For a sample of representative URLs across each template, verify that all indexation signals agree:


- The HTTP status is 200.

- The page is not blocked in robots.txt.

- There is no unintended noindex.

- The canonical points to itself (or deliberately elsewhere).

- The URL appears in the sitemap only if it is the canonical, indexable version.

- Internal links point to this canonical URL, not to redirects or alternates.


When these align, indexation problems usually resolve themselves over time. When they conflict, no amount of resubmission will help.


## Prioritise by value, not by count


Not all coverage gaps are equal. A thousand excluded parameter URLs you never wanted indexed are a tidiness issue; a handful of excluded high-intent commercial pages are a revenue issue.

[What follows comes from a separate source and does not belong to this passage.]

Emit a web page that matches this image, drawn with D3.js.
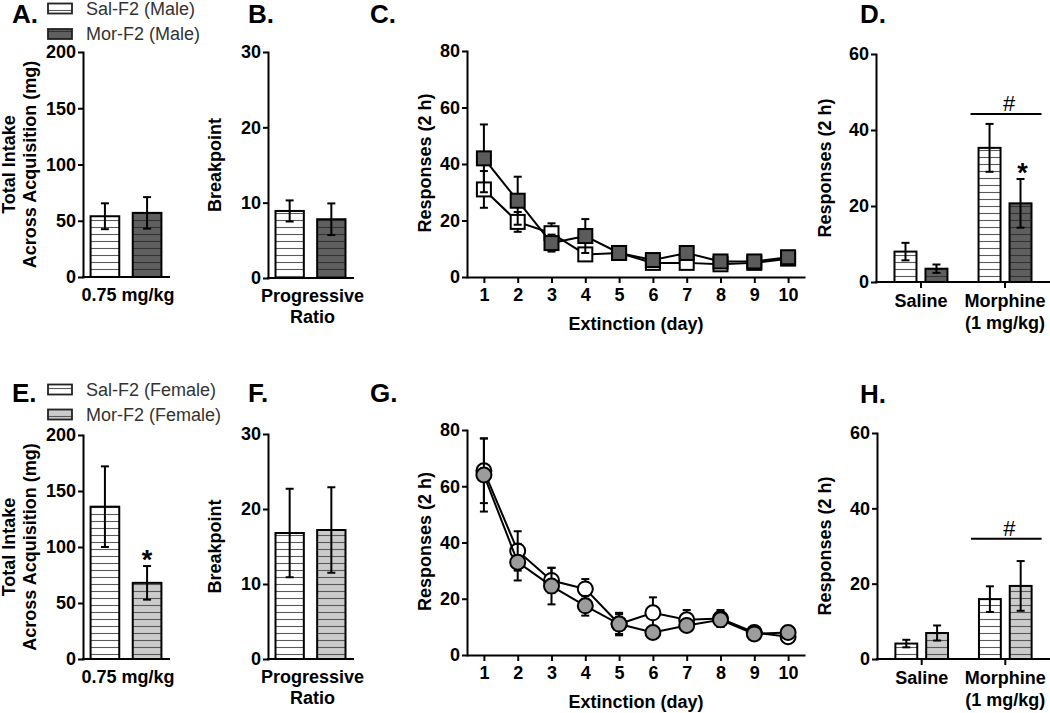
<!DOCTYPE html>
<html><head><meta charset="utf-8">
<script src="https://cdn.jsdelivr.net/npm/d3@7"></script>
<style>body{margin:0;background:#fff}svg{display:block}text{font-family:"Liberation Sans",Arial,sans-serif}</style>
</head><body><svg id="c" width="1050" height="713"></svg>
<script>
// ---------- DATA ----------
const barGroups = ["Sal-F2", "Mor-F2"];
const legendMale = ["Sal-F2 (Male)", "Mor-F2 (Male)"];
const legendFemale = ["Sal-F2 (Female)", "Mor-F2 (Female)"];

const acqTicks = [0, 50, 100, 150, 200];
const acqLabel = ["0.75 mg/kg"];
const acqMale = [54, 57];
const acqMaleErr = [11.5, 14];
const acqFemale = [136, 68];
const acqFemaleErr = [36, 15];

const prTicks = [0, 10, 20, 30];
const prLabel = ["Progressive", "Ratio"];
const prMale = [8.9, 7.8];
const prMaleErr = [1.4, 2.1];
const prFemale = [16.8, 17.2];
const prFemaleErr = [5.9, 5.7];

const days = [1, 2, 3, 4, 5, 6, 7, 8, 9, 10];
const extTicks = [0, 20, 40, 60, 80];
const extSalMale = [31, 19.5, 15.5, 8, 8.5, 5, 5, 4.5, 5, 6.5];
const extSalMaleErr = [6.5, 3.5, 3.5, 1.5, 1, 1, 1, 1, 1, 1];
const extMorMale = [42, 27, 12, 14.5, 8.5, 6, 8.5, 5.5, 5.5, 7];
const extMorMaleErr = [12, 8.5, 3, 6, 2, 1.5, 1.5, 1.5, 1, 1.5];
const extSalFemale = [65.5, 37, 26.5, 23.5, 11, 15, 12.5, 13, 8, 6.5];
const extSalFemaleErr = [11.5, 7, 4.5, 3.5, 3.5, 5.5, 3.5, 3, 1.5, 1.5];
const extMorFemale = [64, 33, 24.5, 17.5, 11, 8, 10.5, 12.5, 7.5, 8];
const extMorFemaleErr = [13, 6.5, 6.5, 3.5, 4, 1.5, 1.5, 2.5, 1, 2];

const reinstCats = ["Saline", "Morphine"];
const reinstLabels = [["Saline"], ["Morphine", "(1 mg/kg)"]];
const reinstTicks = [0, 20, 40, 60];
const reinstSalMale = [8, 35.3];
const reinstSalMaleErr = [2.3, 6.3];
const reinstMorMale = [3.5, 20.7];
const reinstMorMaleErr = [1.1, 6.4];
const reinstSalFemale = [4.1, 15.9];
const reinstSalFemaleErr = [1, 3.4];
const reinstMorFemale = [6.9, 19.4];
const reinstMorFemaleErr = [2, 6.6];
const reinstHashMale = 44.2;
const reinstHashFemale = 31.9;

// ---------- DRAWING ----------
const svg = d3.select("#c");
const defs = svg.append("defs");
function stripePattern(id, bg, line) {
  const p = defs.append("pattern").attr("id", id).attr("patternUnits", "userSpaceOnUse")
    .attr("width", 8).attr("height", 7);
  p.append("rect").attr("width", 8).attr("height", 7).attr("fill", bg);
  p.append("line").attr("x1", 0).attr("x2", 8).attr("y1", 3.5).attr("y2", 3.5)
    .attr("stroke", line).attr("stroke-width", 1.1);
}
stripePattern("pSal", "#ffffff", "#5a5a5a");
stripePattern("pMorM", "#5f5f5f", "#333333");
stripePattern("pMorF", "#cbcbcb", "#5a5a5a");

const FONT = "18px";

function yAxis(g, y, ticks, x0) {
  const ax = g.append("g").attr("transform", `translate(${x0},0)`)
    .call(d3.axisLeft(y).tickValues(ticks).tickSize(5).tickSizeOuter(0).tickPadding(2));
  ax.select(".domain").attr("stroke", "#000").attr("stroke-width", 2).attr("stroke-linecap", "square");
  ax.selectAll(".tick line").attr("stroke", "#000").attr("stroke-width", 2);
  ax.selectAll(".tick text").attr("fill", "#000").style("font-size", FONT).style("font-weight", "bold")
    .style("font-family", '"Liberation Sans", Arial, sans-serif');
  return ax;
}
function hLine(g, x0, x1, y) {
  g.append("line").attr("x1", x0).attr("x2", x1).attr("y1", y).attr("y2", y)
    .attr("stroke", "#000").attr("stroke-width", 2).attr("stroke-linecap", "square");
}
function yTitle(g, lines, xs, cy) {
  lines.forEach((t, i) => {
    g.append("text").attr("transform", `translate(${xs[i]},${cy}) rotate(-90)`)
      .attr("text-anchor", "middle").style("font-size", FONT).style("font-weight", "bold")
      .attr("fill", "#000").text(t);
  });
}
function letter(g, t, x, y) {
  g.append("text").attr("x", x).attr("y", y).style("font-size", "26px").style("font-weight", "bold")
    .attr("fill", "#000").text(t);
}
function multiLabel(g, lines, cx, y0, lh) {
  lines.forEach((t, i) => {
    g.append("text").attr("x", cx).attr("y", y0 + i * lh).attr("text-anchor", "middle")
      .style("font-size", FONT).style("font-weight", "bold").attr("fill", "#000").text(t);
  });
}
function errBar(g, cx, yTop, yBot, cap) {
  g.append("line").attr("x1", cx).attr("x2", cx).attr("y1", yTop).attr("y2", yBot)
    .attr("stroke", "#000").attr("stroke-width", 2);
  [yTop, yBot].forEach(yy => g.append("line").attr("x1", cx - cap).attr("x2", cx + cap)
    .attr("y1", yy).attr("y2", yy).attr("stroke", "#000").attr("stroke-width", 2));
}
function star(g, cx, y) {
  g.append("text").attr("x", cx).attr("y", y).attr("text-anchor", "middle")
    .style("font-size", "27px").style("font-weight", "bold").attr("fill", "#000").text("*");
}

function barPanel(o) {
  const g = svg.append("g");
  const y = d3.scaleLinear().domain([0, o.ticks[o.ticks.length - 1]]).range([o.yBase, o.yTop]);
  const x = d3.scaleBand().domain(barGroups).range([o.x0, o.x1]).paddingInner(0.32).paddingOuter(0.18);
  barGroups.forEach((k, i) => {
    g.append("rect").attr("x", x(k)).attr("y", y(o.vals[i])).attr("width", x.bandwidth())
      .attr("height", y(0) - y(o.vals[i])).attr("fill", `url(#${o.fills[i]})`)
      .attr("stroke", "#000").attr("stroke-width", 2);
  });
  barGroups.forEach((k, i) => {
    errBar(g, x(k) + x.bandwidth() / 2, y(o.vals[i] + o.errs[i]), y(o.vals[i] - o.errs[i]), 4);
  });
  yAxis(g, y, o.ticks, o.x0);
  hLine(g, o.x0, o.x1, o.yBase);
  multiLabel(g, o.xlabel, (o.x0 + o.x1) / 2 + 2, o.yBase + 24, 21);
  yTitle(g, o.ytitle, o.ytitleX, (o.yTop + o.yBase) / 2);
  letter(g, o.letter, o.letterX, o.letterY);
  if (o.star != null) {
    const k = barGroups[o.star];
    star(g, x(k) + x.bandwidth() / 2, y(o.vals[o.star] + o.errs[o.star]) + 3);
  }
  return g;
}

function groupedPanel(o) {
  const g = svg.append("g");
  const y = d3.scaleLinear().domain([0, o.ticks[o.ticks.length - 1]]).range([o.yBase, o.yTop]);
  const x = d3.scaleBand().domain(reinstCats).range([o.x0, o.x1]).paddingInner(0.37).paddingOuter(0.22);
  const xi = d3.scaleBand().domain(barGroups).range([0, x.bandwidth()]).paddingInner(0.29).paddingOuter(0);
  reinstCats.forEach((c, ci) => {
    barGroups.forEach((k, ki) => {
      const v = o.series[ki][ci];
      g.append("rect").attr("x", x(c) + xi(k)).attr("y", y(v)).attr("width", xi.bandwidth())
        .attr("height", y(0) - y(v)).attr("fill", `url(#${o.fills[ki]})`)
        .attr("stroke", "#000").attr("stroke-width", 2);
    });
  });
  reinstCats.forEach((c, ci) => {
    barGroups.forEach((k, ki) => {
      const v = o.series[ki][ci], e = o.errs[ki][ci];
      errBar(g, x(c) + xi(k) + xi.bandwidth() / 2, y(v + e), y(v - e), 4);
    });
  });
  yAxis(g, y, o.ticks, o.x0);
  hLine(g, o.x0, o.x1, o.yBase);
  reinstCats.forEach((c, ci) => {
    const cx = x(c) + x.bandwidth() / 2;
    g.append("line").attr("x1", cx).attr("x2", cx).attr("y1", o.yBase).attr("y2", o.yBase + 6)
      .attr("stroke", "#000").attr("stroke-width", 2);
    multiLabel(g, reinstLabels[ci], cx, o.yBase + 25, 22);
  });
  // significance bar over Morphine group
  const m = reinstCats[1];
  const hy = y(o.hash);
  g.append("line").attr("x1", x(m) - 8).attr("x2", x(m) + x.bandwidth() + 10)
    .attr("y1", hy).attr("y2", hy).attr("stroke", "#000").attr("stroke-width", 2);
  g.append("text").attr("x", x(m) + x.bandwidth() / 2 + 4).attr("y", hy - 3).attr("text-anchor", "middle")
    .style("font-size", "22px").attr("fill", "#000").text("#");
  if (o.star != null) {
    const v = o.series[1][1], e = o.errs[1][1];
    star(g, x(m) + xi(barGroups[1]) + xi.bandwidth() / 2 + 2, y(v + e) + 3);
  }
  yTitle(g, ["Responses (2 h)"], [831], (o.yTop + o.yBase) / 2);
  letter(g, o.letter, 860, o.letterY);
}

function linePanel(o) {
  const g = svg.append("g");
  const y = d3.scaleLinear().domain([0, 80]).range([o.yBase, o.yTop]);
  const x = d3.scaleLinear().domain([0.5, 10.5]).range([467, 805]);
  const ax = g.append("g").attr("transform", `translate(0,${o.yBase})`)
    .call(d3.axisBottom(x).tickValues(days).tickSize(6).tickSizeOuter(0).tickPadding(5));
  ax.select(".domain").attr("stroke", "#000").attr("stroke-width", 2);
  ax.selectAll(".tick line").attr("stroke", "#000").attr("stroke-width", 2);
  ax.selectAll(".tick text").attr("fill", "#000").style("font-size", FONT).style("font-weight", "bold")
    .style("font-family", '"Liberation Sans", Arial, sans-serif');
  yAxis(g, y, extTicks, 467);
  const line = d3.line().x((d, i) => x(days[i])).y(d => y(d));
  o.series.forEach(s => {
    s.vals.forEach((v, i) => errBar(g, x(days[i]), y(v + s.errs[i]), y(v - s.errs[i]), 4));
    g.append("path").datum(s.vals).attr("d", line).attr("fill", "none")
      .attr("stroke", "#000").attr("stroke-width", 2);
    s.vals.forEach((v, i) => {
      if (s.shape === "square") {
        g.append("rect").attr("x", x(days[i]) - 7).attr("y", y(v) - 7).attr("width", 14).attr("height", 14)
          .attr("fill", s.fill).attr("stroke", "#000").attr("stroke-width", 2);
      } else {
        g.append("circle").attr("cx", x(days[i])).attr("cy", y(v)).attr("r", 7.5)
          .attr("fill", s.fill).attr("stroke", "#000").attr("stroke-width", 2);
      }
    });
  });
  g.append("text").attr("x", 636).attr("y", o.yBase + 53).attr("text-anchor", "middle")
    .style("font-size", FONT).style("font-weight", "bold").attr("fill", "#000").text("Extinction (day)");
  yTitle(g, ["Responses (2 h)"], [431], (o.yTop + o.yBase) / 2 - 1);
  letter(g, o.letter, 370, o.letterY);
}

function legend(labels, fills, yc) {
  const g = svg.append("g");
  labels.forEach((t, i) => {
    g.append("rect").attr("x", 48).attr("y", yc[i] - 5).attr("width", 24).attr("height", 10)
      .attr("fill", `url(#${fills[i]})`).attr("stroke", "#222").attr("stroke-width", 1.8);
    g.append("text").attr("x", 86).attr("y", yc[i] + 6).style("font-size", "18px")
      .attr("fill", "#333").text(t);
  });
}

// Panel A
barPanel({x0: 83, x1: 169, yTop: 52, yBase: 277, ticks: acqTicks, vals: acqMale, errs: acqMaleErr,
  fills: ["pSal", "pMorM"], xlabel: acqLabel, ytitle: ["Total Intake", "Across  Acquisition (mg)"],
  ytitleX: [15, 36], letter: "A.", letterX: 12, letterY: 23});
legend(legendMale, ["pSal", "pMorM"], [8.5, 34]);
// Panel B
barPanel({x0: 268, x1: 353, yTop: 52, yBase: 278, ticks: prTicks, vals: prMale, errs: prMaleErr,
  fills: ["pSal", "pMorM"], xlabel: prLabel, ytitle: ["Breakpoint"], ytitleX: [221],
  letter: "B.", letterX: 248, letterY: 23});
// Panel C
linePanel({yTop: 51, yBase: 277, letter: "C.", letterY: 23, series: [
  {vals: extSalMale, errs: extSalMaleErr, shape: "square", fill: "#ffffff"},
  {vals: extMorMale, errs: extMorMaleErr, shape: "square", fill: "#5b5b5b"}]});
// Panel D
groupedPanel({x0: 876, x1: 1050, yTop: 54, yBase: 282, ticks: reinstTicks,
  series: [reinstSalMale, reinstMorMale], errs: [reinstSalMaleErr, reinstMorMaleErr],
  fills: ["pSal", "pMorM"], hash: reinstHashMale, star: true, letter: "D.", letterY: 23});

// Panel E
barPanel({x0: 83, x1: 169, yTop: 435, yBase: 659, ticks: acqTicks, vals: acqFemale, errs: acqFemaleErr,
  fills: ["pSal", "pMorF"], xlabel: acqLabel, ytitle: ["Total Intake", "Across  Acquisition (mg)"],
  ytitleX: [15, 36], letter: "E.", letterX: 12, letterY: 402, star: 1});
legend(legendFemale, ["pSal", "pMorF"], [389.5, 414.5]);
// Panel F
barPanel({x0: 268, x1: 353, yTop: 434, yBase: 659, ticks: prTicks, vals: prFemale, errs: prFemaleErr,
  fills: ["pSal", "pMorF"], xlabel: prLabel, ytitle: ["Breakpoint"], ytitleX: [221],
  letter: "F.", letterX: 248, letterY: 402});
// Panel G
linePanel({yTop: 430, yBase: 655, letter: "G.", letterY: 402, series: [
  {vals: extSalFemale, errs: extSalFemaleErr, shape: "circle", fill: "#ffffff"},
  {vals: extMorFemale, errs: extMorFemaleErr, shape: "circle", fill: "#9c9c9c"}]});
// Panel H
groupedPanel({x0: 877, x1: 1050, yTop: 433, yBase: 659, ticks: reinstTicks,
  series: [reinstSalFemale, reinstMorFemale], errs: [reinstSalFemaleErr, reinstMorFemaleErr],
  fills: ["pSal", "pMorF"], hash: reinstHashFemale, star: null, letter: "H.", letterY: 403});
</script>
</body></html>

Rank findings by the business value of the affected pages so effort goes where it pays.


Doing this reconciliation across large sites repeatedly is exactly the kind of work that benefits from purpose-built tooling, which is part of why neart.ai builds enterprise-grade products in this space.


## Practical takeaway


Build a clean reference list of the URLs you actually want indexed, compare it against what is indexed, and explain every discrepancy by cause. Watch especially for conflicting directives and for pages that are crawled but not indexed, fix internal consistency before resubmitting anything, and prioritise the gaps by the value of the pages involved.